[Entries with chart source code]
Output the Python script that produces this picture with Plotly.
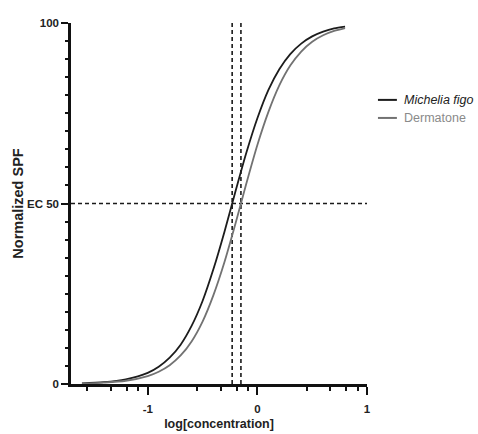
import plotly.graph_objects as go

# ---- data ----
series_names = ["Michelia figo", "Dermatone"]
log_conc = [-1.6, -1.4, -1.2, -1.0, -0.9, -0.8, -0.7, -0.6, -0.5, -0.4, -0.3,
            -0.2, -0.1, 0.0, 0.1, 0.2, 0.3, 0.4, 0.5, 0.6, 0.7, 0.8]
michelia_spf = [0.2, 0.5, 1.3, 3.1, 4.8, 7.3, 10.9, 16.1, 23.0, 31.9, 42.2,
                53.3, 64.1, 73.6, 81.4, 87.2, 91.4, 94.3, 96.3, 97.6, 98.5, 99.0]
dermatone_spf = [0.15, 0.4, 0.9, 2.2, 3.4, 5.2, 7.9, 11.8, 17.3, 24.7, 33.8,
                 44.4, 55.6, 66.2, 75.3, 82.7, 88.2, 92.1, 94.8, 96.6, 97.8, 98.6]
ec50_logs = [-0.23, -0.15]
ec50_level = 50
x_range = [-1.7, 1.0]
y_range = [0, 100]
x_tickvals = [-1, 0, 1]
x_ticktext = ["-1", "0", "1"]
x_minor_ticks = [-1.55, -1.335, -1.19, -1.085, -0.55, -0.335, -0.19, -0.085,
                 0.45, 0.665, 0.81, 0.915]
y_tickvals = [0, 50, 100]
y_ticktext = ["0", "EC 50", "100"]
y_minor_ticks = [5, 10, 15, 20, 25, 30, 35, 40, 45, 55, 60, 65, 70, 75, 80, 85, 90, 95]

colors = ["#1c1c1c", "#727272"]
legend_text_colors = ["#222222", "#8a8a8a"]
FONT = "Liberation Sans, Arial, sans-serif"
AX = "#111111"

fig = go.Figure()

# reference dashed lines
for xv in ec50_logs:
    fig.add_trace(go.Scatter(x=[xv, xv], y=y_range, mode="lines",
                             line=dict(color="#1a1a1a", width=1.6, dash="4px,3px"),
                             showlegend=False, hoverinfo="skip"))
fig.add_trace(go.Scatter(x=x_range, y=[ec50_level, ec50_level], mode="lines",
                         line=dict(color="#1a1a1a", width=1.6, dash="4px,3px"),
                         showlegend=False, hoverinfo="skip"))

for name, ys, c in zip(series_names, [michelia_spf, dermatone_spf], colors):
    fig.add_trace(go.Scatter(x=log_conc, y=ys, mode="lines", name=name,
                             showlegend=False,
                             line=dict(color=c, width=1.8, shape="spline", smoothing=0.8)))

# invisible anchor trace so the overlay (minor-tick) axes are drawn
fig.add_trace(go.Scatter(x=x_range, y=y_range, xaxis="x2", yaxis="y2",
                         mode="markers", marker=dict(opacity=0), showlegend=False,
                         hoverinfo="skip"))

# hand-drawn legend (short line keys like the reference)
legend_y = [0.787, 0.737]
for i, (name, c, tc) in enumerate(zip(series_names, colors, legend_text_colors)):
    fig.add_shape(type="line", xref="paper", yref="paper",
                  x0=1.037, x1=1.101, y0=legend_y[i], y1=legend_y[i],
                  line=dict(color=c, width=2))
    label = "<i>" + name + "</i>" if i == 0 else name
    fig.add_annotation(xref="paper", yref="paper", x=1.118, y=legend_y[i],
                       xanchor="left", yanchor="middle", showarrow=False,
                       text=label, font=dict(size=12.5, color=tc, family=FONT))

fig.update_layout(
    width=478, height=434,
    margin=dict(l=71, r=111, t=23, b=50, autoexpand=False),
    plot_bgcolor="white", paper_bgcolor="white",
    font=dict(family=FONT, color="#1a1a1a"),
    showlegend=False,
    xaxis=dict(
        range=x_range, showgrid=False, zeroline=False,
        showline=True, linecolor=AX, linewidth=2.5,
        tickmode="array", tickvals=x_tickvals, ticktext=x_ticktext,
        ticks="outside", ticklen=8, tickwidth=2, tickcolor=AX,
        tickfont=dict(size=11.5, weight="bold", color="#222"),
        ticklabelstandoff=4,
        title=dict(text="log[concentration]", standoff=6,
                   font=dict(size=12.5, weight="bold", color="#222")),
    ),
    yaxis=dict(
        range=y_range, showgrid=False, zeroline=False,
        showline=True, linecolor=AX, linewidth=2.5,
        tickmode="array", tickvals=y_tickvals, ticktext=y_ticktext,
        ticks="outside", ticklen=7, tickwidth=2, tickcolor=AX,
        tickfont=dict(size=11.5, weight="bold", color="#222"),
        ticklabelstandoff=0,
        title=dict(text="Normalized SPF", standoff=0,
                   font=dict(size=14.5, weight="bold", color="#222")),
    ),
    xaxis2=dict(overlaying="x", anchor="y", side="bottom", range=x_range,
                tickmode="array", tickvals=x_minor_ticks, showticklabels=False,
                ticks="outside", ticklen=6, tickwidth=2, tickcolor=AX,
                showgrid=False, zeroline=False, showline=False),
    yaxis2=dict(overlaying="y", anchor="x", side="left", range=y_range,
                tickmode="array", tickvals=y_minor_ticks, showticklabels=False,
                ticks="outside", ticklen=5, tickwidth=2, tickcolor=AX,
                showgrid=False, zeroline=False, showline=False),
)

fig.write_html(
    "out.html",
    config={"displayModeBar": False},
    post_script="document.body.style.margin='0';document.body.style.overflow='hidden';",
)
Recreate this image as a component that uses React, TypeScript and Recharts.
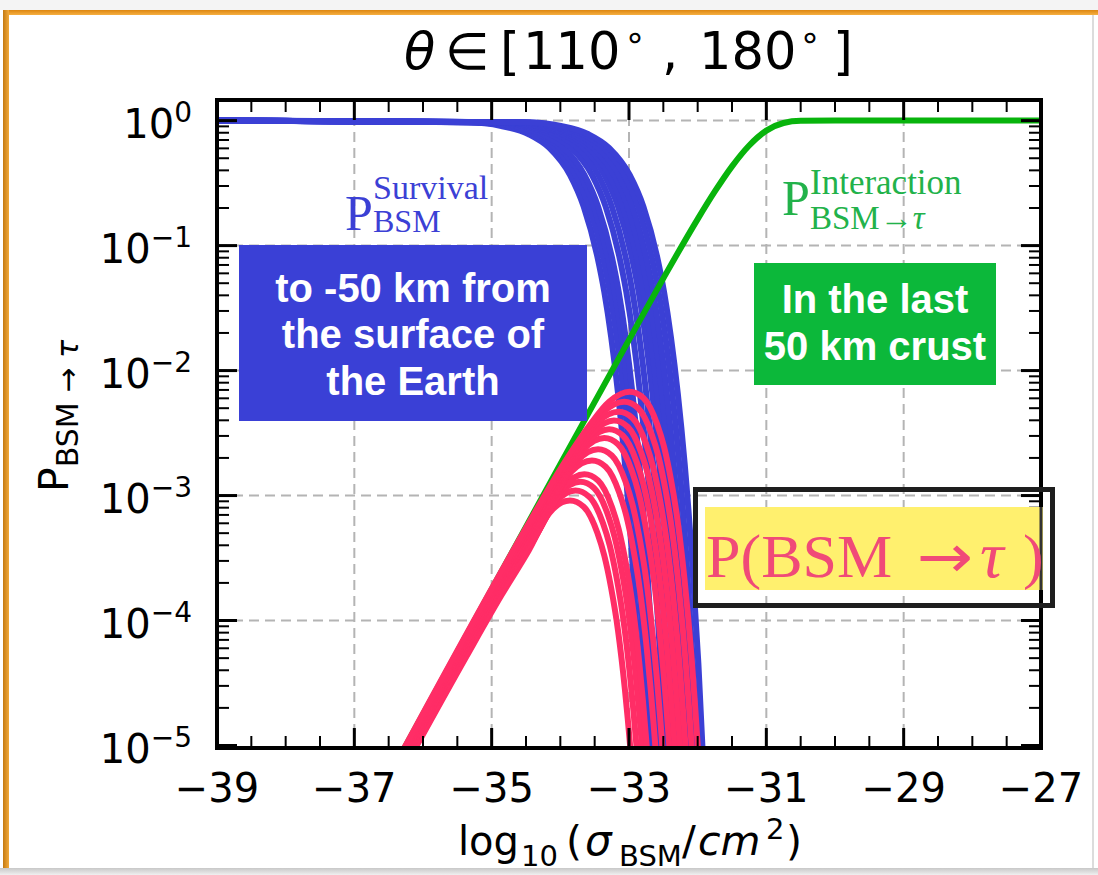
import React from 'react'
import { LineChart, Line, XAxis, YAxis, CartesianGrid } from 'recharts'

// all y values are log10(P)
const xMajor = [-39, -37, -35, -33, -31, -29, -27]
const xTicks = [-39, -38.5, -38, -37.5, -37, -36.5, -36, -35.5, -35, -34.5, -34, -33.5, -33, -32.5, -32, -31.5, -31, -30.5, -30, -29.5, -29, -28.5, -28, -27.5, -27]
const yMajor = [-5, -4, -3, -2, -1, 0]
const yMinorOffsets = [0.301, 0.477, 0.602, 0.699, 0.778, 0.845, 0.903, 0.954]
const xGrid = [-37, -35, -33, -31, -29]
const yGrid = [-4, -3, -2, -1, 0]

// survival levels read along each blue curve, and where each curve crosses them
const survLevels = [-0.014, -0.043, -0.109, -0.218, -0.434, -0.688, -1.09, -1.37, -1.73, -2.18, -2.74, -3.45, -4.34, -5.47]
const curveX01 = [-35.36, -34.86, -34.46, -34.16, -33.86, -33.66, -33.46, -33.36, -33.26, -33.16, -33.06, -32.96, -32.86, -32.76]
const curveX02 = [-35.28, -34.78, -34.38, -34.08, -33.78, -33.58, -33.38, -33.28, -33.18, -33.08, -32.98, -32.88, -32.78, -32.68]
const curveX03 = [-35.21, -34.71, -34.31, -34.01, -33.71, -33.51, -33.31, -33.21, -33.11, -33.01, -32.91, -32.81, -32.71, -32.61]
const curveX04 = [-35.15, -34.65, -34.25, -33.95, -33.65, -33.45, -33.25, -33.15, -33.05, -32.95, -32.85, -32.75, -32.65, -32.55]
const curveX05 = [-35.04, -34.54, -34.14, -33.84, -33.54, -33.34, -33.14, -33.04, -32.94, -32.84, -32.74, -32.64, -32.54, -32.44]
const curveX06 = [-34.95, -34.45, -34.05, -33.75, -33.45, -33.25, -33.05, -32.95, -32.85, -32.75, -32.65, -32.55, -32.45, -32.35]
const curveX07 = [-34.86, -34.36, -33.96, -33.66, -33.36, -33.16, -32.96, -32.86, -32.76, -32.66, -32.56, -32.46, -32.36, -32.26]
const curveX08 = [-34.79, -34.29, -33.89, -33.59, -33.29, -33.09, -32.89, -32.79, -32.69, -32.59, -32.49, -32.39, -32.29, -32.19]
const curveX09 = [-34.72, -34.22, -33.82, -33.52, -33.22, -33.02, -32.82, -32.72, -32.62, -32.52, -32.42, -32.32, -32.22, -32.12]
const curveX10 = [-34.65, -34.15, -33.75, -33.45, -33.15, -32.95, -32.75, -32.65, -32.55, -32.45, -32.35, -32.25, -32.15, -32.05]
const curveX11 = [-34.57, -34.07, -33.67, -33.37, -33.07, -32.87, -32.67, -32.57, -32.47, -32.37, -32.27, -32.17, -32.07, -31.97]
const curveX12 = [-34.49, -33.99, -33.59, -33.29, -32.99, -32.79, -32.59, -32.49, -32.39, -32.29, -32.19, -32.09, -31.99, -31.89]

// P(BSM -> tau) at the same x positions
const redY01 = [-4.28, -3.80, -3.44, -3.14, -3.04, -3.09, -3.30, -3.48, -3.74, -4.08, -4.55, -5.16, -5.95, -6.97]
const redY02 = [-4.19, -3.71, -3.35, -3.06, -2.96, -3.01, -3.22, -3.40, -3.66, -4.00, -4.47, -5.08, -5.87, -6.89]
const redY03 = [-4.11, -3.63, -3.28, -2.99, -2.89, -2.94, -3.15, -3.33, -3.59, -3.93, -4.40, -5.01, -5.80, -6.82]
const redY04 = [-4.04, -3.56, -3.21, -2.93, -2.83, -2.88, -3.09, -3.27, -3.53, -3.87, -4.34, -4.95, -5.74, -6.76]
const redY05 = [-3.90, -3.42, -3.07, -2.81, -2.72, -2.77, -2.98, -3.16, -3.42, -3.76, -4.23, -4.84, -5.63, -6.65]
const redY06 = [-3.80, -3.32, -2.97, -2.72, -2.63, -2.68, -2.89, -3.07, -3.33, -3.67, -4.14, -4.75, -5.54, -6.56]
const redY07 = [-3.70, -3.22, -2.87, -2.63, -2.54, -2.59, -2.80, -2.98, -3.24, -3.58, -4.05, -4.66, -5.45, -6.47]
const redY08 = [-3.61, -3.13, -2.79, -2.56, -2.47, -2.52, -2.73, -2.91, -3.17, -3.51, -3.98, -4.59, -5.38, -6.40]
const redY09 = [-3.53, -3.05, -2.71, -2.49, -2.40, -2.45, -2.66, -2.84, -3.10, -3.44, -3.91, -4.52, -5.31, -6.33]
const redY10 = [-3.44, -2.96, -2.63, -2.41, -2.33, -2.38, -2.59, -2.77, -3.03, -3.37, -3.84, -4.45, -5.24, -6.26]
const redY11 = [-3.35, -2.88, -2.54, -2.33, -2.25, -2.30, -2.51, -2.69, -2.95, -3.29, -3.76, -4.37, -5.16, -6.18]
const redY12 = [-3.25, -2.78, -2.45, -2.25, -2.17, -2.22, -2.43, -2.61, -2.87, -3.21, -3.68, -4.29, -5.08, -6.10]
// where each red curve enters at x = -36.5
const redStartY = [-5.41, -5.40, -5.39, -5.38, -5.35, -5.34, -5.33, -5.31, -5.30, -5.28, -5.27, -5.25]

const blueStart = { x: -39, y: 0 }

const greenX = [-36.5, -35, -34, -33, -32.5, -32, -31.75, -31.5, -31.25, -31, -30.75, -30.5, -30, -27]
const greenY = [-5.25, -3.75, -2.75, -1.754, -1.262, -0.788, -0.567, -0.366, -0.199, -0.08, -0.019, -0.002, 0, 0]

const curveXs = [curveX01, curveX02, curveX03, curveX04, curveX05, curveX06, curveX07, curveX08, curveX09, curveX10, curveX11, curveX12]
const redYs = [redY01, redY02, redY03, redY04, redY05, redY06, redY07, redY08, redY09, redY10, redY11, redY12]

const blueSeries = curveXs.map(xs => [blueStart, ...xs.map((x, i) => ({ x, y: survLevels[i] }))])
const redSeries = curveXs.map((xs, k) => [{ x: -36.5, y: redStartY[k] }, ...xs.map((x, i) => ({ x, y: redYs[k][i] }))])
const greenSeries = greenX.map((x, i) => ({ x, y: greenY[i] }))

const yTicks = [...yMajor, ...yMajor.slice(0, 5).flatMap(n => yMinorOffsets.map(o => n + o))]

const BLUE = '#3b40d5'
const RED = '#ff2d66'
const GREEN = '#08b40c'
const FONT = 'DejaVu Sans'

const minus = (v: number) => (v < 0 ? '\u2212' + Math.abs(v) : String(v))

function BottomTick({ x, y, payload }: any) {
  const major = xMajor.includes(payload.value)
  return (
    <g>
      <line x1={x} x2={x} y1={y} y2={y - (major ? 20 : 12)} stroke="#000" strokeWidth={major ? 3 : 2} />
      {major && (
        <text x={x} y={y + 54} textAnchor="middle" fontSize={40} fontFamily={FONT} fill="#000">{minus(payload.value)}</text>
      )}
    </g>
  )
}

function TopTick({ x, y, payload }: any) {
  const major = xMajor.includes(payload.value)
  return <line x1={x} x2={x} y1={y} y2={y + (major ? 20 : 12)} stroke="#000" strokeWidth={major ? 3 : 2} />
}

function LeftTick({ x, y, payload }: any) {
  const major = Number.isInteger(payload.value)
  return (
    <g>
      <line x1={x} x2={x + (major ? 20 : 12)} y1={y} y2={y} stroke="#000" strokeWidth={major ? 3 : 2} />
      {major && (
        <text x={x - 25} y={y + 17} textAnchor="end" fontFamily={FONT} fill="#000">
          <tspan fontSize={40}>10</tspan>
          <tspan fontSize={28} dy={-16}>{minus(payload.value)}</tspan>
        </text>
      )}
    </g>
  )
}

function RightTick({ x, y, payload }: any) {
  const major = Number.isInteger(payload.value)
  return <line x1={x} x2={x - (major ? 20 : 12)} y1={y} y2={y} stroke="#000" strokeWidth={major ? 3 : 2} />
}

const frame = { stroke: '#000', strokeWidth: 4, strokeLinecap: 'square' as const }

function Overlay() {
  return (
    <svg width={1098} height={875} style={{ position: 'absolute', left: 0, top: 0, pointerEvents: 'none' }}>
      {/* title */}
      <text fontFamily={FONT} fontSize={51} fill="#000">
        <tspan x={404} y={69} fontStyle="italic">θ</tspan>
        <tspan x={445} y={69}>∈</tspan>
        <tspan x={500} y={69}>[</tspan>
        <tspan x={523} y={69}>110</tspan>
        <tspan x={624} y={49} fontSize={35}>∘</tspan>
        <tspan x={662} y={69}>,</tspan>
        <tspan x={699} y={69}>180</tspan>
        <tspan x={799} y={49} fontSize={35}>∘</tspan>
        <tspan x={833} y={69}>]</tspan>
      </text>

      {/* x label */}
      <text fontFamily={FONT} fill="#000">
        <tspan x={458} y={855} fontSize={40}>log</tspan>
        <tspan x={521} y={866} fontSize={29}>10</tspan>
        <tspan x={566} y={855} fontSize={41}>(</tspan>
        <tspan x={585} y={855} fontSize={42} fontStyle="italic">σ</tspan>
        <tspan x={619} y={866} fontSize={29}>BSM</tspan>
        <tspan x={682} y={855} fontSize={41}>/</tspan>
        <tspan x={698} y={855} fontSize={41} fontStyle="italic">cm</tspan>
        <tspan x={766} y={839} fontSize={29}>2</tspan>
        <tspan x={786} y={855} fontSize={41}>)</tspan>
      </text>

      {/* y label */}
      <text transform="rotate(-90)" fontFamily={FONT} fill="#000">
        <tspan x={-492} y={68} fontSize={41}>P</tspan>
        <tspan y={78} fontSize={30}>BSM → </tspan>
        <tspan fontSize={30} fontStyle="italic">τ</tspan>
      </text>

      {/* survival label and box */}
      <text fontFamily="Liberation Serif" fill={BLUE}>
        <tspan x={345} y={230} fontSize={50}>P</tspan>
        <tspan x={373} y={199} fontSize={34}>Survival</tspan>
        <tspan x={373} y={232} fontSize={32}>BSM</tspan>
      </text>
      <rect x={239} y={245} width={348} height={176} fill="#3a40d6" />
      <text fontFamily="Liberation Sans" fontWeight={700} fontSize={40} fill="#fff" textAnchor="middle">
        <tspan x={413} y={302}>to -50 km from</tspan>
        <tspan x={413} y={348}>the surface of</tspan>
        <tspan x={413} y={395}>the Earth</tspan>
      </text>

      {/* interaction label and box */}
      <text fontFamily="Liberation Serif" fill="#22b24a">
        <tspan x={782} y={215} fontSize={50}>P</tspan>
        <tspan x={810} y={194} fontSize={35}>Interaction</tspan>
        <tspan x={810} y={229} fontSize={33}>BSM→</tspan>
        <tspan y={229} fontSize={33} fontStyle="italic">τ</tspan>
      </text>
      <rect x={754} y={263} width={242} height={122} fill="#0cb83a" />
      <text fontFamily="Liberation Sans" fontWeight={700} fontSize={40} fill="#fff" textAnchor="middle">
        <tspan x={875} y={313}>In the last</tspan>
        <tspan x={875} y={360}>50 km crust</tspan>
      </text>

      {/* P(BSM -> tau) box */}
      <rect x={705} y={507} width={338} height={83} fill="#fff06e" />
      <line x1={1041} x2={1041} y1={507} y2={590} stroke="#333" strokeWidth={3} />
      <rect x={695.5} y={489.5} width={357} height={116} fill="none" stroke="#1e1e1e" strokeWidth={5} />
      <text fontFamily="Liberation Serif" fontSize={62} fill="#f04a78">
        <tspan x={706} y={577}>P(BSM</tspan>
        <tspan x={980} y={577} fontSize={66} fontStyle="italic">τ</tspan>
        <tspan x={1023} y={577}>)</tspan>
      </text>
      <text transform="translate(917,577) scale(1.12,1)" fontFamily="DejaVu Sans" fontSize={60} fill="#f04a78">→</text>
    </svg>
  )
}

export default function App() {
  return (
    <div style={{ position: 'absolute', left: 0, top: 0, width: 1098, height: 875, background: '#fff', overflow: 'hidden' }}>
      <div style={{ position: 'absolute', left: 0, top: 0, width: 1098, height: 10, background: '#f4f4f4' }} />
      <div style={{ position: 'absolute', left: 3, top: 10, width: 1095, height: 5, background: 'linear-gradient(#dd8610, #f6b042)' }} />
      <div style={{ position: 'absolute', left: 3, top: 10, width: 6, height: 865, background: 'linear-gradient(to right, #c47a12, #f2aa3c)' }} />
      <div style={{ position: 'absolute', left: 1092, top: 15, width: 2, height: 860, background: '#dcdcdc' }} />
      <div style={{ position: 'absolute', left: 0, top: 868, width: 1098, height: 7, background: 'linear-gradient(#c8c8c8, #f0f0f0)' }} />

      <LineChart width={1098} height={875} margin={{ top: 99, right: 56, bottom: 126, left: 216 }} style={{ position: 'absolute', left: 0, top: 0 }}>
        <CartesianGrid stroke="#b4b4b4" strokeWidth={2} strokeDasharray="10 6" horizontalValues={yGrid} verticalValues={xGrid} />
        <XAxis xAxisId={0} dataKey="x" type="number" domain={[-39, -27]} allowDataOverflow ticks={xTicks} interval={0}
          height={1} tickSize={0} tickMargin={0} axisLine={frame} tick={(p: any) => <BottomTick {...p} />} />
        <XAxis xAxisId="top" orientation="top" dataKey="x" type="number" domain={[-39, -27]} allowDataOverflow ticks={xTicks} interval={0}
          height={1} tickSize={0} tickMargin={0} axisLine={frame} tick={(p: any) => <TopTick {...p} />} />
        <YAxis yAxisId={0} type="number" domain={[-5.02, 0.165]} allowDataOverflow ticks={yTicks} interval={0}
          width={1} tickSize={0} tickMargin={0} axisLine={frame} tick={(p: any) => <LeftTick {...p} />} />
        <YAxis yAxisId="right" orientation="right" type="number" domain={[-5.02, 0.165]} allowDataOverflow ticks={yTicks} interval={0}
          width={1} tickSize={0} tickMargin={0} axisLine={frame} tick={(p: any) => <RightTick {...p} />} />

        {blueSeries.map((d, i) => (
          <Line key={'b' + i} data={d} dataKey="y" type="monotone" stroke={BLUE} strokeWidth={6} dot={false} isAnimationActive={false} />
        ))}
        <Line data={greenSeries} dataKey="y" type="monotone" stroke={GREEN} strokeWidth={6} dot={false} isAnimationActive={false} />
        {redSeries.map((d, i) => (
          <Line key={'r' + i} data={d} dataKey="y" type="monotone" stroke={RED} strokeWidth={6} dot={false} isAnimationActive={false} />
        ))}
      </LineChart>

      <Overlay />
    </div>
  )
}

## WRITTEN EXERCISE
Repeat the lines above, starting at the first and stopping after the line that holds "import plotly.graph_objects as go", with the pictures left out.

## FULL SOLUTION
Output the Python script that produces this picture with Plotly.
import plotly.graph_objects as go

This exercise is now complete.